An adaptive soft threshold image denoising method based on quantum bit gate theory
Author(s):
Lu Han;
Kun Gao;
Yingjie Zhou
Show Abstract
Because the images are always contaminated by different kinds of noise in the courses of image acquisition, transmission and storage process, the image denoising is a very important step of image restoration. The key of denoising algorithm is making recovery image reserve as much as possible edge details when eliminating noise. Because noise and image details both are part of the high frequency components of image, to some extent, these two sides are contradictory. If the selection of the criterion and treatment for noise and marginal are inappropriate , denoising will make image details ( especially the marginal) become more vague, which must reduce the quality of the image and increase greatly the complexity of subsequent image processing.
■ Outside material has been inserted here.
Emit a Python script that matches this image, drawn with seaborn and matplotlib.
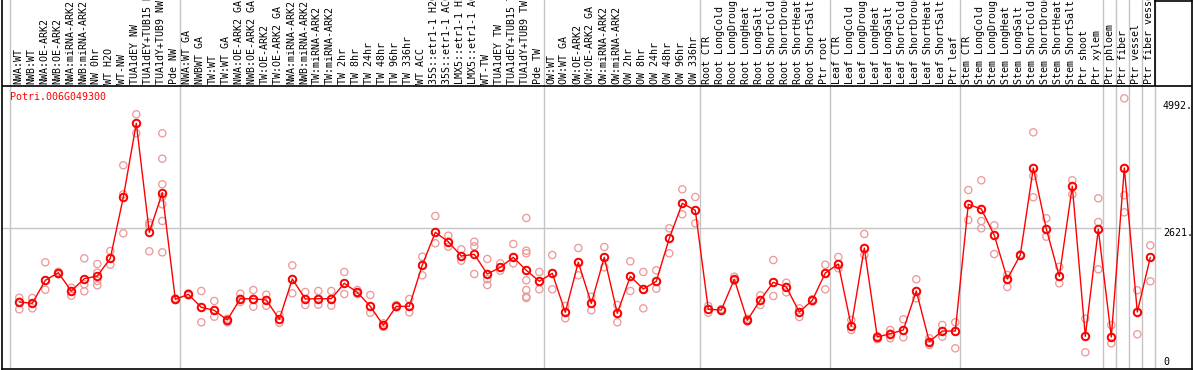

Since the quantum process and imaging process have the similar characteristics in the probability and statistics fields, a kind of soft threshold denoising algorithm is proposed based on the concept of quantum computation such as the quantum bit, superposition and collapse, etc. This filter algorithm can generate an adaptive template according to the characteristic of the edge of local image. Due to the algorithm is sensitive to the shape of edge, the balance is obtained between the noise suppression and the edge preserving.